Once the bridgehead is secured, supplies and reserves can move freely between the eastern government-held side of Mosul to the western Daesh-held side of the city. If this was to take place, Iraq could more easily make use of the 100,000 man force it has amassed for the largest single operation to take place on Iraqi soil since before US troops departed in 2011.

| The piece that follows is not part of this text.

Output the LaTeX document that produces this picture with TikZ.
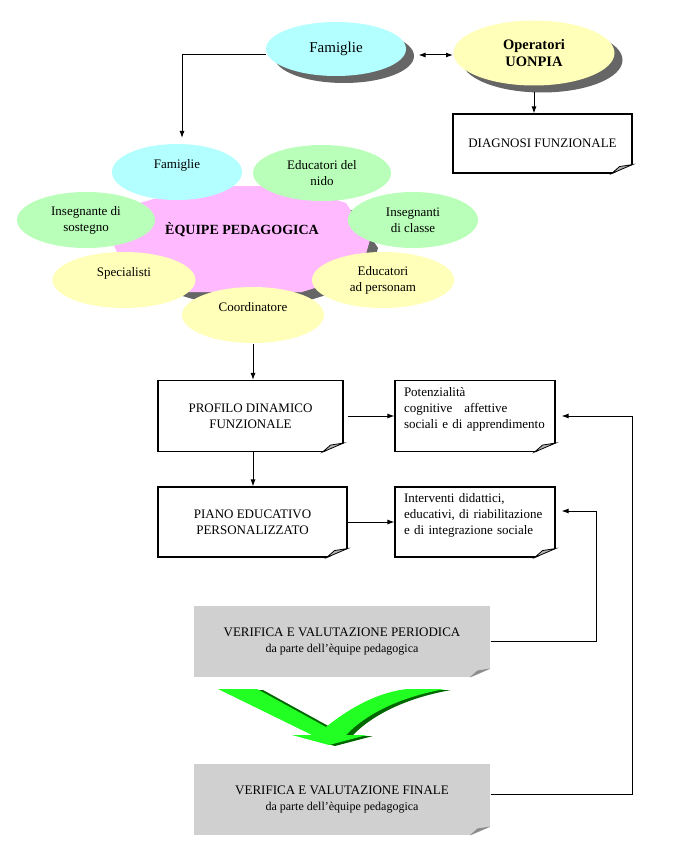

In addition to forces pushing in from the south, troops crossing over from the east and Kurdish and Iraqi units holding the northern reaches, Daesh will also face significant pressure from the west emanating from the PMF Shia jihadists near Tal Afar. Tal Afar is a large ethnic Turkmen majority town, divided between both Shia and Sunni though favouring the latter in terms of proportion, about 60 kilometres west of Mosul sitting between the city and neighbouring Syria. It is a highly sensitive area that has been besieged by the PMF, with occasional weak objections coming from Turkey, and Daesh will try to inflict costly losses against the Shia militants before they are inevitably forced to withdraw. In fact, just yesterday they managed to kill the second PMF commander in a week.

Showdown in west Mosul

With Daesh’s focus being drawn across all axes, it will have an extremely difficult time defending what remains of its Iraqi holdings, especially with diminishing manpower. British Major General Rupert Jones recently stated that, since the US-led coalition against Daesh began in late 2014 and up until August 2016, airstrikes had killed some 45,000 Daesh militants. Nevertheless, and although the general’s claims cannot be accurately assessed, Daesh has proven itself to be a tenacious, wily adversary and its fighters are not stupid. They know that they will lose Mosul.

Daesh has already succeeded in making Iraqi Prime Minister Haider Al-Abadi break his promise of recapturing the major northern city by the end of 2016, and forcing him to admit that it will take three months or more to finally dislodge the extremists. It has inflicted crushing fatalities on the Iraqi military, quite possibly up to 7,000 dead and many thousands more wounded, resulting in the loss of more than a division worth of manpower – an unacceptably high casualty rate of more than ten per cent against a numerically inferior Daesh of about 5,000 men.

Daesh will now capitalise on western Mosul’s geography, something that it has been fortifying for the past two years by preparing defensive positions, tunnels and ambush sites as a force multiplier. Western Mosul is an older part of the city, and many of its streets are suffocatingly narrow, meaning that Iraqi armoured vehicles will severely struggle to move down them. This means that armoured units will have to dismount and proceed on foot, or in lightly armoured vehicles that can be more easily taken out by Daesh explosives.

As a result, the fighting in Mosul from now on will begin to have more in common with the Wild West with armed men engaging in gun battles in the streets, and the Iraqi military will probably have an extremely bitter taste in its mouth when the dust finally settles later this spring or early in the summer. Daesh will not go out without a fight, and the Iraqi authorities will then have to contend with a lower intensity conflict organised by not only these extremists, but other groups opposed to the Iran-backed Green Zone regime that have been laying low for more than two years now. Combined, these groups will continue to sap Baghdad’s already stretched resources in mosquito-type attacks, particularly as the sectarian policies that led to Daesh’s rise are unlikely to end any time soon.